Bit shifting in C

Question

How would I do the following:

unsigned short x = 0xFFFF;
unsigned short y = 0xAE;

x |= y & 1;
x |= y & (1 << 1);
x |= y & (1 << 2);
x |= y & (1 << 3);
x |= y & (1 << 4);
x |= y & (1 << 5);
x |= y & (1 << 6);
x |= y & (1 << 7);
x |= y & (1 << 8);
x |= y & (1 << 9);
x |= y & (1 << 10);
x |= y & (1 << 11);
x |= y & (1 << 12);
x |= y & (1 << 13);
x |= y & (1 << 14);
x |= y & (1 << 15);
printf("%x", x); 

I want x to be equal to 0xAE, but it is still equal to 0xFFFF.

Answer 1

There's no need to address each bit separately.

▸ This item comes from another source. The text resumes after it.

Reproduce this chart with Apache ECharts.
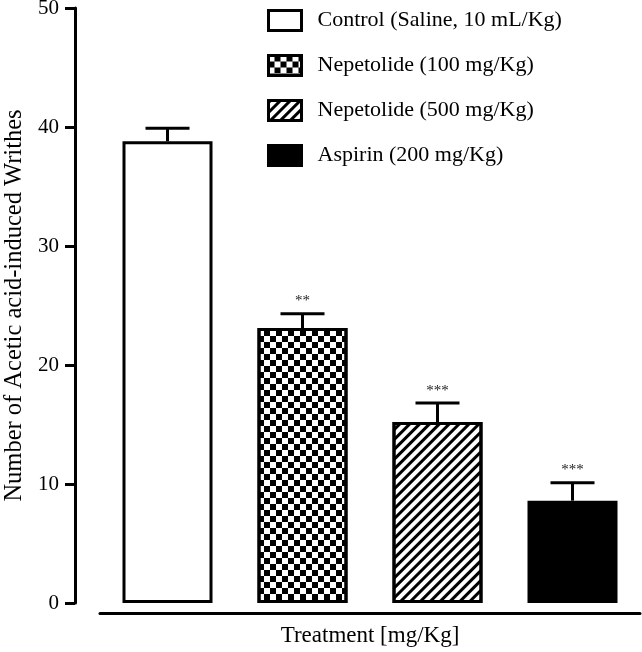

The entire method can simply be reduced to

x &= y;

Answer 2

I think you meant to start with

unsigned short x = 0x0000;

Answer 3

C is calculating the correct thing, since what you're doing here is taking y, ANDING it with each bit from 0 to 15 which does produce AE. However, then you're doing OxFF | oxAE which is oxFF. Try setting the assigment operator to &=. That will do 0xFF & 0xAE which is 0xAE.

Answer 4

All bits are set already in x - so any |= operation on it won't change that.